_GIVEN DATA_

================================

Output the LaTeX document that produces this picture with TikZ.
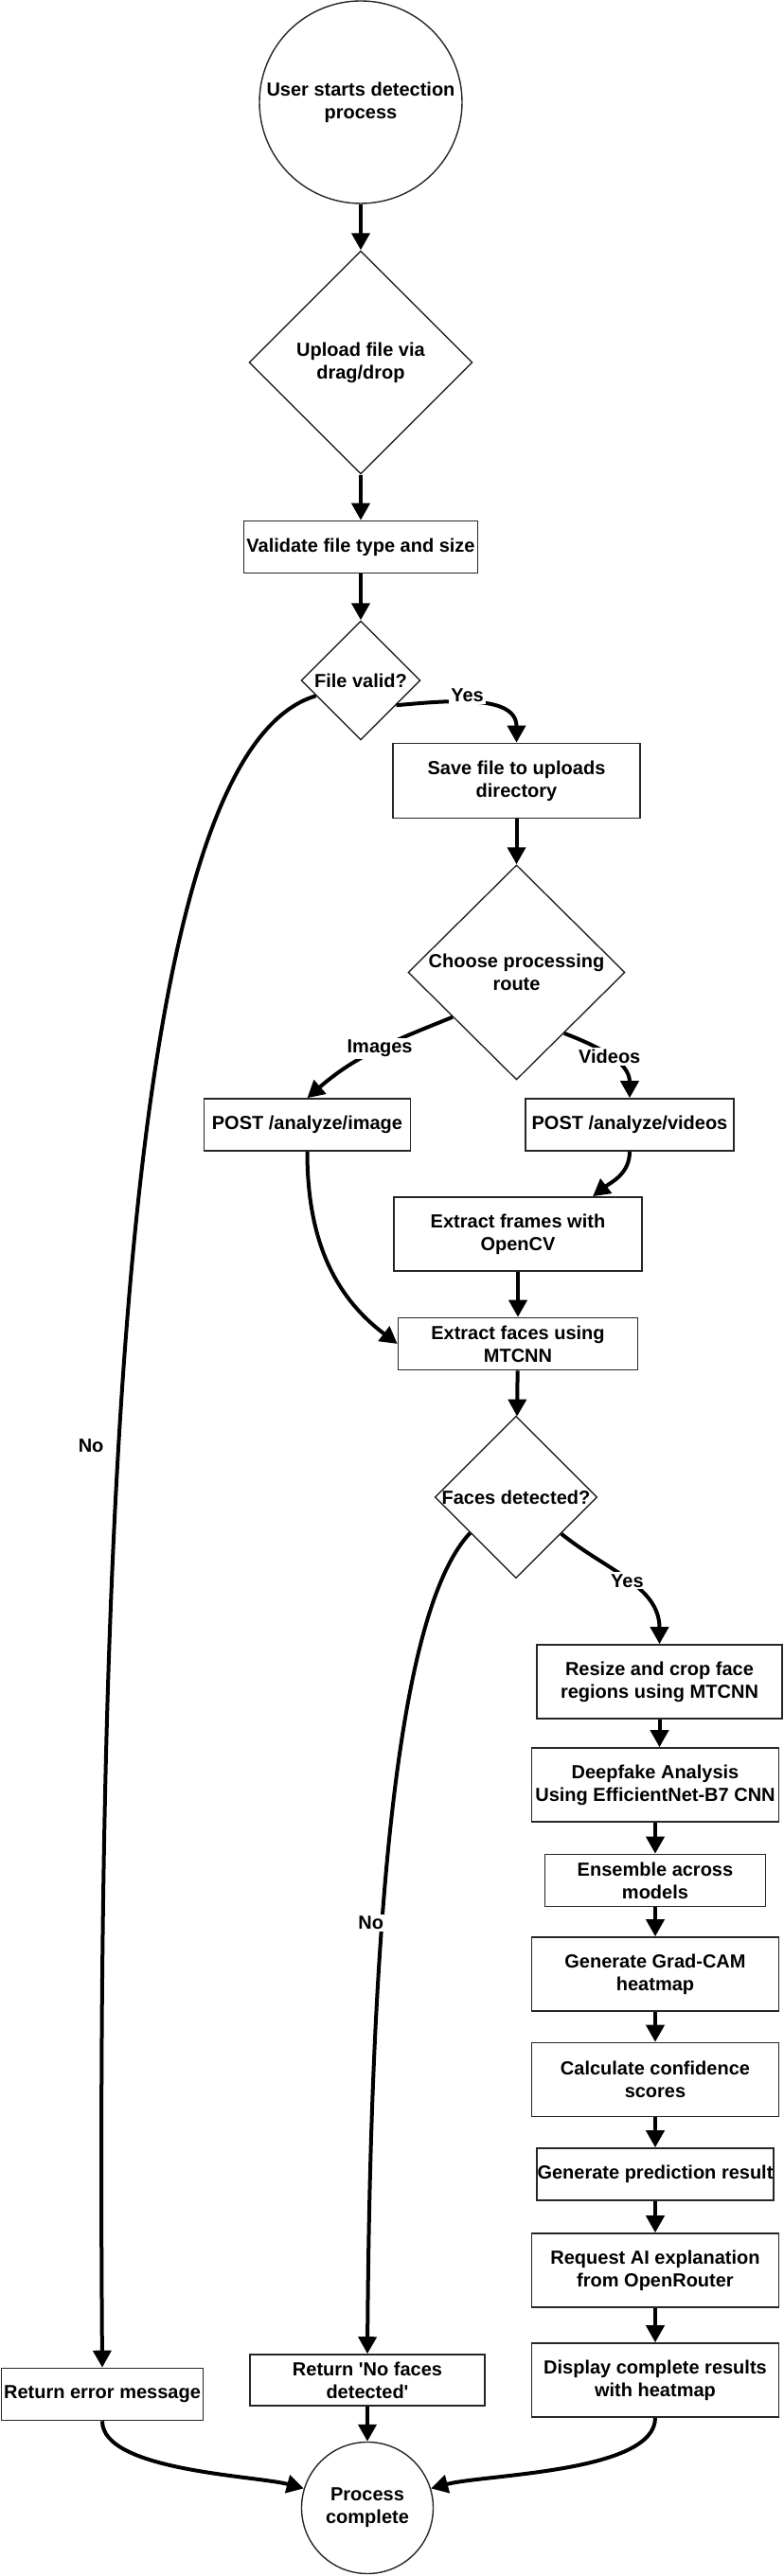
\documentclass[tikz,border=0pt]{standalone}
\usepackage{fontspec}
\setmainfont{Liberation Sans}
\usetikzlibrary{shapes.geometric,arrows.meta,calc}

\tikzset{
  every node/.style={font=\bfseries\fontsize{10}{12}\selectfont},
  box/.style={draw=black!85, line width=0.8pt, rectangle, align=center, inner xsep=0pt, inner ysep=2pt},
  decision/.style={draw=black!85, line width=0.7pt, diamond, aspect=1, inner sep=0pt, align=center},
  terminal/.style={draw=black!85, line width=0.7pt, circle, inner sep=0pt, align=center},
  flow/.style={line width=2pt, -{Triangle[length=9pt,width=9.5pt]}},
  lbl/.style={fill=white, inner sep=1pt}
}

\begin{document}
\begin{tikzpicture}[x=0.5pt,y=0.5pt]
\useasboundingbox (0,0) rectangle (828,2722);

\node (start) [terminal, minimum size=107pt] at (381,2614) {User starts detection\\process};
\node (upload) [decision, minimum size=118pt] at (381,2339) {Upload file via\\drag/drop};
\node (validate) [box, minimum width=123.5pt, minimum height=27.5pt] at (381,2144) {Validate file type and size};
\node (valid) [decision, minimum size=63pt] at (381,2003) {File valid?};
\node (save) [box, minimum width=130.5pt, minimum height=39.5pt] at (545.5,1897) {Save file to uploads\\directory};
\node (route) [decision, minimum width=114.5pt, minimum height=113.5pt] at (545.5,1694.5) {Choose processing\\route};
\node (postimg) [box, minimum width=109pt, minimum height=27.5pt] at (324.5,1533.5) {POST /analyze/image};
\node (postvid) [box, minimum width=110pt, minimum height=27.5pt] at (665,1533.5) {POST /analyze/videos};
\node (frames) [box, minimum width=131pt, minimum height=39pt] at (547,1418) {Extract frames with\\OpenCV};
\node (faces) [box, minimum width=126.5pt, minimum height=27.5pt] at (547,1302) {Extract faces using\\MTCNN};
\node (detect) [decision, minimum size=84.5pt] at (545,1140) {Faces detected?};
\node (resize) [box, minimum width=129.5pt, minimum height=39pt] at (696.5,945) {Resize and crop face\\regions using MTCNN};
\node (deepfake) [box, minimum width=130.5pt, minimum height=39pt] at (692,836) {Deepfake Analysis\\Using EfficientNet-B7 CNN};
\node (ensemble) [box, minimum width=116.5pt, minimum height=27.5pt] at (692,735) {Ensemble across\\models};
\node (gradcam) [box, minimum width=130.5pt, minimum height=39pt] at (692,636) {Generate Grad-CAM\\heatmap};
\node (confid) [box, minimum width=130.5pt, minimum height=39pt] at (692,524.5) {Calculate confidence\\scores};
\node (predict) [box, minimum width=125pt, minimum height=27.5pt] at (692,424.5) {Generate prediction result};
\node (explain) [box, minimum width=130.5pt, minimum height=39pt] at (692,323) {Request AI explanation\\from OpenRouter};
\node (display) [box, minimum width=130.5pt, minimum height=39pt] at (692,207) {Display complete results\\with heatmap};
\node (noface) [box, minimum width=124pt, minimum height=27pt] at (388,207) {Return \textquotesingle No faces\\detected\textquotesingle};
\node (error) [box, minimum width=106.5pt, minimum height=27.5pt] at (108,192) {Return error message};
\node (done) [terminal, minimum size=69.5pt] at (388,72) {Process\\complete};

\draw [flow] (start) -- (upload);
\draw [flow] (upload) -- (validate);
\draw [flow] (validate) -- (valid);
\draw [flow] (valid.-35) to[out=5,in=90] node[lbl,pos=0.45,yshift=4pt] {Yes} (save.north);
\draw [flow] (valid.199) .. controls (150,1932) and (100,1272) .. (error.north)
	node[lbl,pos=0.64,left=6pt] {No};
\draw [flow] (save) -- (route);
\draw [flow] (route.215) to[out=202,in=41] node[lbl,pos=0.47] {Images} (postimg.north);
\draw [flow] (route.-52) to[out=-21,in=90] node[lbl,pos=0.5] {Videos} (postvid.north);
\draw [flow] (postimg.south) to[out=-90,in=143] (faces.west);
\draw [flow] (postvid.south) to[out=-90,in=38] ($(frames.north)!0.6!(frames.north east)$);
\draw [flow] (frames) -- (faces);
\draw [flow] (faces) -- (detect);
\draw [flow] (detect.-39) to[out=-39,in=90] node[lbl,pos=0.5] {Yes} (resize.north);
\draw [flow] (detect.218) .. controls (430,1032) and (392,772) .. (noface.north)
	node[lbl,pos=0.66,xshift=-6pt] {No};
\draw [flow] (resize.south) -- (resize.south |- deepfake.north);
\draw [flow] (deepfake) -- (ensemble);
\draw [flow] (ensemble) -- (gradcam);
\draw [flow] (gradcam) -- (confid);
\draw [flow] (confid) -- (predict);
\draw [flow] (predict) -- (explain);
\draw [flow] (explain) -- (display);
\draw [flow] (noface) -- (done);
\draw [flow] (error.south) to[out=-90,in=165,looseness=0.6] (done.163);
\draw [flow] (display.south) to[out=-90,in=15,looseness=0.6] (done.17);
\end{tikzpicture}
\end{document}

================================

Set down the complete material exactly, but do not include the images.

_RESULT OF THE TASK_
Output the LaTeX document that produces this picture with TikZ.
\documentclass[tikz,border=0pt]{standalone}
\usepackage{fontspec}
\setmainfont{Liberation Sans}
\usetikzlibrary{shapes.geometric,arrows.meta,calc}

\tikzset{
  every node/.style={font=\bfseries\fontsize{10}{12}\selectfont},
  box/.style={draw=black!85, line width=0.8pt, rectangle, align=center, inner xsep=0pt, inner ysep=2pt},
  decision/.style={draw=black!85, line width=0.7pt, diamond, aspect=1, inner sep=0pt, align=center},
  terminal/.style={draw=black!85, line width=0.7pt, circle, inner sep=0pt, align=center},
  flow/.style={line width=2pt, -{Triangle[length=9pt,width=9.5pt]}},
  lbl/.style={fill=white, inner sep=1pt}
}

\begin{document}
\begin{tikzpicture}[x=0.5pt,y=0.5pt]
\useasboundingbox (0,0) rectangle (828,2722);

\node (start) [terminal, minimum size=107pt] at (381,2614) {User starts detection\\process};
\node (upload) [decision, minimum size=118pt] at (381,2339) {Upload file via\\drag/drop};
\node (validate) [box, minimum width=123.5pt, minimum height=27.5pt] at (381,2144) {Validate file type and size};
\node (valid) [decision, minimum size=63pt] at (381,2003) {File valid?};
\node (save) [box, minimum width=130.5pt, minimum height=39.5pt] at (545.5,1897) {Save file to uploads\\directory};
\node (route) [decision, minimum width=114.5pt, minimum height=113.5pt] at (545.5,1694.5) {Choose processing\\route};
\node (postimg) [box, minimum width=109pt, minimum height=27.5pt] at (324.5,1533.5) {POST /analyze/image};
\node (postvid) [box, minimum width=110pt, minimum height=27.5pt] at (665,1533.5) {POST /analyze/videos};
\node (frames) [box, minimum width=131pt, minimum height=39pt] at (547,1418) {Extract frames with\\OpenCV};
\node (faces) [box, minimum width=126.5pt, minimum height=27.5pt] at (547,1302) {Extract faces using\\MTCNN};
\node (detect) [decision, minimum size=84.5pt] at (545,1140) {Faces detected?};
\node (resize) [box, minimum width=129.5pt, minimum height=39pt] at (696.5,945) {Resize and crop face\\regions using MTCNN};
\node (deepfake) [box, minimum width=130.5pt, minimum height=39pt] at (692,836) {Deepfake Analysis\\Using EfficientNet-B7 CNN};
\node (ensemble) [box, minimum width=116.5pt, minimum height=27.5pt] at (692,735) {Ensemble across\\models};
\node (gradcam) [box, minimum width=130.5pt, minimum height=39pt] at (692,636) {Generate Grad-CAM\\heatmap};
\node (confid) [box, minimum width=130.5pt, minimum height=39pt] at (692,524.5) {Calculate confidence\\scores};
\node (predict) [box, minimum width=125pt, minimum height=27.5pt] at (692,424.5) {Generate prediction result};
\node (explain) [box, minimum width=130.5pt, minimum height=39pt] at (692,323) {Request AI explanation\\from OpenRouter};
\node (display) [box, minimum width=130.5pt, minimum height=39pt] at (692,207) {Display complete results\\with heatmap};
\node (noface) [box, minimum width=124pt, minimum height=27pt] at (388,207) {Return \textquotesingle No faces\\detected\textquotesingle};
\node (error) [box, minimum width=106.5pt, minimum height=27.5pt] at (108,192) {Return error message};
\node (done) [terminal, minimum size=69.5pt] at (388,72) {Process\\complete};

\draw [flow] (start) -- (upload);
\draw [flow] (upload) -- (validate);
\draw [flow] (validate) -- (valid);
\draw [flow] (valid.-35) to[out=5,in=90] node[lbl,pos=0.45,yshift=4pt] {Yes} (save.north);
\draw [flow] (valid.199) .. controls (150,1932) and (100,1272) .. (error.north)
	node[lbl,pos=0.64,left=6pt] {No};
\draw [flow] (save) -- (route);
\draw [flow] (route.215) to[out=202,in=41] node[lbl,pos=0.47] {Images} (postimg.north);
\draw [flow] (route.-52) to[out=-21,in=90] node[lbl,pos=0.5] {Videos} (postvid.north);
\draw [flow] (postimg.south) to[out=-90,in=143] (faces.west);
\draw [flow] (postvid.south) to[out=-90,in=38] ($(frames.north)!0.6!(frames.north east)$);
\draw [flow] (frames) -- (faces);
\draw [flow] (faces) -- (detect);
\draw [flow] (detect.-39) to[out=-39,in=90] node[lbl,pos=0.5] {Yes} (resize.north);
\draw [flow] (detect.218) .. controls (430,1032) and (392,772) .. (noface.north)
	node[lbl,pos=0.66,xshift=-6pt] {No};
\draw [flow] (resize.south) -- (resize.south |- deepfake.north);
\draw [flow] (deepfake) -- (ensemble);
\draw [flow] (ensemble) -- (gradcam);
\draw [flow] (gradcam) -- (confid);
\draw [flow] (confid) -- (predict);
\draw [flow] (predict) -- (explain);
\draw [flow] (explain) -- (display);
\draw [flow] (noface) -- (done);
\draw [flow] (error.south) to[out=-90,in=165,looseness=0.6] (done.163);
\draw [flow] (display.south) to[out=-90,in=15,looseness=0.6] (done.17);
\end{tikzpicture}
\end{document}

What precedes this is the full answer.